In a bid for sentimentality, Garcia also drew a pastel showing Don Quixote, Dali, Panza and Columbus warming up for a track event in the Coliseum during the Los Angeles Olympics and checking out each of the numbers on their backs.

Pituka Caton, deputy director of Spain's National Tourist Office in Beverly Hills, admits that Garcia could paint anything he wanted. "This is a new style for him," she adds.

"I like a lot the colorful and curious characters of California," Garcia said through a translator. Tourist officials are pleased. For one thing, they plan to turn the pastels into posters sometime within the next few months and sell them to the public.
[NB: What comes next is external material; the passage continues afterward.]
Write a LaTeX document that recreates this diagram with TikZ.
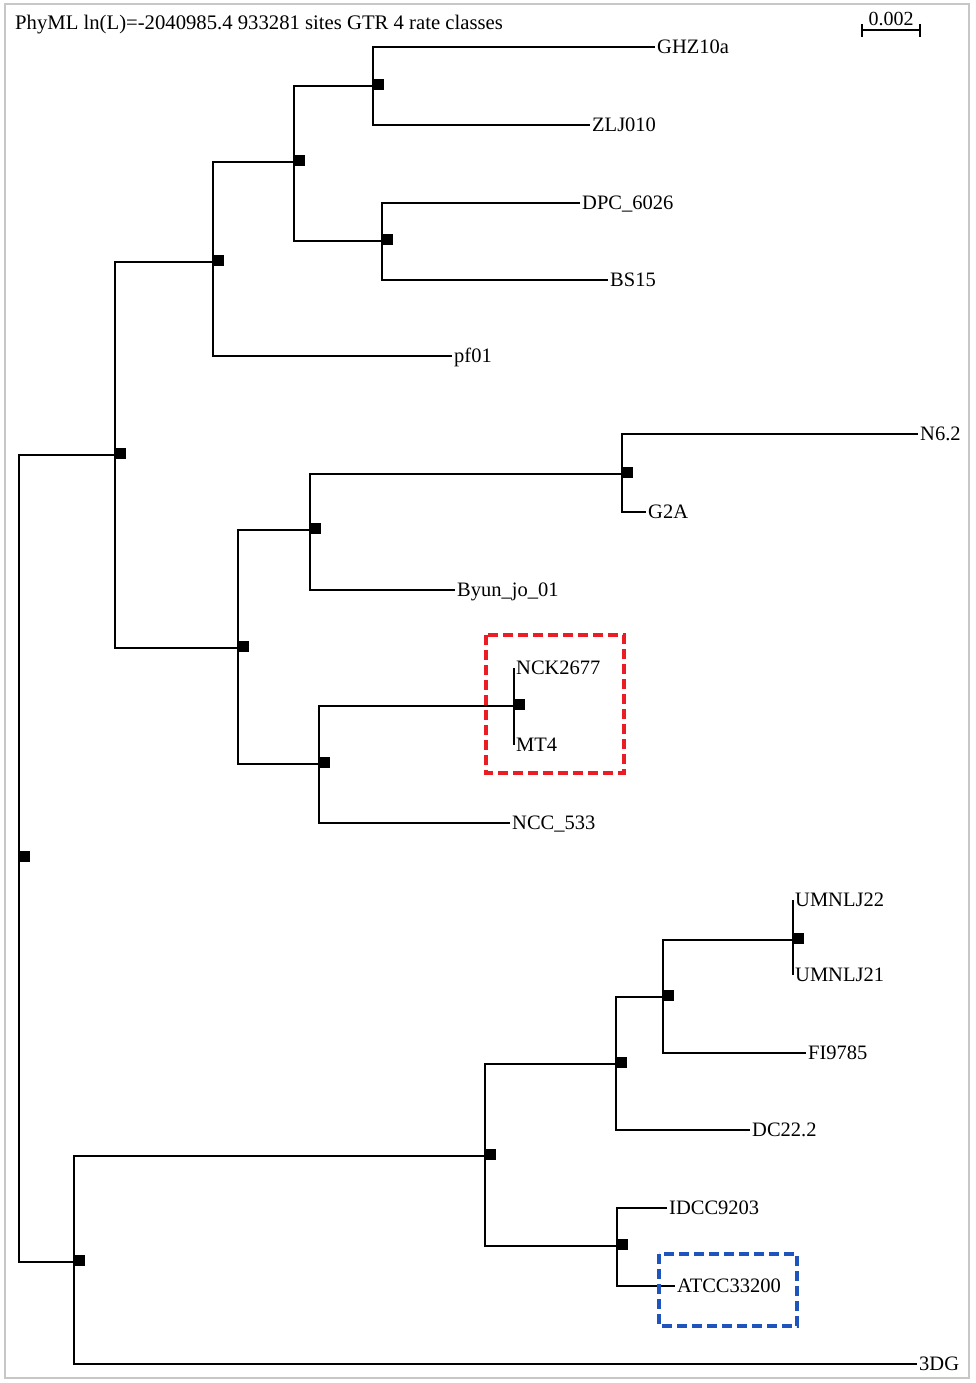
\documentclass[tikz,border=0pt]{standalone}
\usepackage{fontspec}
\setmainfont{Liberation Serif}
\usetikzlibrary{calc}
\definecolor{boxred}{RGB}{236,28,36}
\definecolor{boxblue}{RGB}{31,84,190}
\tikzset{
	leaf/.style={anchor=west, inner xsep=2pt, inner ysep=0pt, text height=13.5pt, text depth=0pt, font=\fontsize{20.5}{24}\selectfont},
	knot/.style={fill=black, inner sep=0pt, minimum size=11pt, anchor=west, yshift=1.5pt},
	branch/.style={line width=1.6pt}
}
\def\knotat(#1){\node[knot] at (#1) {};}

\begin{document}
\begin{tikzpicture}[x=1pt, y=-1pt]
			%%%%% START %%%%%
			\useasboundingbox (0, 0) rectangle (975, 1383);
			\draw[line width=2pt, color=black!22] (5, 4) rectangle (969, 1378);
			
			\node[anchor=base west, inner sep=0pt, font=\fontsize{20.7}{24}\selectfont] (title) at (15, 30) {PhyML ln(L)=-2040985.4 933281 sites GTR 4 rate classes};
			
			% scale bar
			\coordinate (sbl) at (862, 30);
			\coordinate (sbr) at (920, 30);
			\draw[line width=1.4pt] (sbl) -- (sbr);
			\draw[line width=1.4pt] ($(sbl)+(0,-6)$) -- ($(sbl)+(0,7)$);
			\draw[line width=1.4pt] ($(sbr)+(0,-6)$) -- ($(sbr)+(0,7)$);
			\node[anchor=base, inner sep=0pt, font=\fontsize{20}{24}\selectfont] (scale) at (891, 26) {0.002};
			
			% internal nodes
			\coordinate (root) at (19, 857.5);
			\coordinate (A) at (115, 455);
			\coordinate (AA) at (213, 262);
			\coordinate (AAA) at (294, 162);
			\coordinate (AAAA) at (373, 86);
			\coordinate (AAAB) at (382, 241);
			\coordinate (AB) at (238, 648);
			\coordinate (ABA) at (310, 530);
			\coordinate (ABAA) at (622, 474);
			\coordinate (ABB) at (319, 764);
			\coordinate (ABBA) at (514, 706);
			\coordinate (B) at (74, 1262);
			\coordinate (BA) at (485, 1156);
			\coordinate (BAA) at (616, 1064);
			\coordinate (BAAA) at (663, 997);
			\coordinate (BAAAA) at (793, 940);
			\coordinate (BAB) at (617, 1246);
			
			% leaves
			\node[leaf] (GHZ) at (655, 47) {GHZ10a};
			\node[leaf] (ZLJ) at (590, 125) {ZLJ010};
			\node[leaf] (DPC) at (580, 203) {DPC\_6026};
			\node[leaf] (BS) at (608, 280) {BS15};
			\node[leaf] (pf) at (452, 356) {pf01};
			\node[leaf] (N62) at (918, 434) {N6.2};
			\node[leaf] (GA) at (646, 512) {G2A};
			\node[leaf] (Byun) at (455, 590) {Byun\_jo\_01};
			\node[leaf] (NCK) at (514, 668) {NCK2677};
			\node[leaf] (MT) at (514, 745) {MT4};
			\node[leaf] (NCC) at (510, 823) {NCC\_533};
			\node[leaf] (UMb) at (793, 900) {UMNLJ22};
			\node[leaf] (UMa) at (793, 975) {UMNLJ21};
			\node[leaf] (FI) at (806, 1053) {FI9785};
			\node[leaf] (DC) at (750, 1130) {DC22.2};
			\node[leaf] (IDCC) at (667, 1208) {IDCC9203};
			\node[leaf] (ATCC) at (675, 1286) {ATCC33200};
			\node[leaf] (DG) at (917, 1364) {3DG};
			
			% branches
			\draw[branch] (root) |- (A);
			\draw[branch] (root) |- (B);
			\draw[branch] (A) |- (AA);
			\draw[branch] (A) |- (AB);
			\draw[branch] (AA) |- (AAA);
			\draw[branch] (AA) |- (pf.west);
			\draw[branch] (AAA) |- (AAAA);
			\draw[branch] (AAA) |- (AAAB);
			\draw[branch] (GHZ.west) -| (AAAA) |- (ZLJ.west);
			\draw[branch] (DPC.west) -| (AAAB) |- (BS.west);
			\draw[branch] (AB) |- (ABA);
			\draw[branch] (AB) |- (ABB);
			\draw[branch] (ABA) |- (ABAA);
			\draw[branch] (ABA) |- (Byun.west);
			\draw[branch] (N62.west) -| (ABAA) |- (GA.west);
			\draw[branch] (ABB) |- (ABBA);
			\draw[branch] (ABB) |- (NCC.west);
			\draw[branch] (NCK.west) -- (MT.west);
			\draw[branch] (B) |- (BA);
			\draw[branch] (B) |- (DG.west);
			\draw[branch] (BA) |- (BAA);
			\draw[branch] (BA) |- (BAB);
			\draw[branch] (BAA) |- (BAAA);
			\draw[branch] (BAA) |- (DC.west);
			\draw[branch] (BAAA) |- (BAAAA);
			\draw[branch] (BAAA) |- (FI.west);
			\draw[branch] (UMb.west) -- (UMa.west);
			\draw[branch] (IDCC.west) -| (BAB) |- (ATCC.west);
			
			\knotat(root)
			\knotat(A)
			\knotat(AA)
			\knotat(AAA)
			\knotat(AAAA)
			\knotat(AAAB)
			\knotat(AB)
			\knotat(ABA)
			\knotat(ABAA)
			\knotat(ABB)
			\knotat(ABBA)
			\knotat(B)
			\knotat(BA)
			\knotat(BAA)
			\knotat(BAAA)
			\knotat(BAAAA)
			\knotat(BAB)
			
			% highlighted clades
			\draw[line width=3.2pt, color=boxred, dash pattern=on 10pt off 5pt] (486, 635) rectangle (624, 773);
			\draw[line width=3.2pt, color=boxblue, dash pattern=on 10pt off 5pt] (659, 1254) rectangle (797, 1326);
			
			%%%%% END %%%%%
\end{tikzpicture}
\end{document}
This will be the king's first visit to Southern California. His planned trip in February 1981 was canceled at the last minute when his prime minister resigned. He made a trip later that year to Washington, D.C. The dates of his September visit and his itinerary will not be officially announced until next week, but in addition to Los Angeles, Carlos is expected to visit San Francisco and cities in Texas and New Mexico.

The idea behind the royal visit, in addition to promoting tourism, will be to remind Americans living in the Southwest that they have a deep historical link with Spain. Local Spanish tourism spokeswoman Kathryn Paddock pointed out that now when "you say Spanish to Californians, they automatically think Mexico and South America."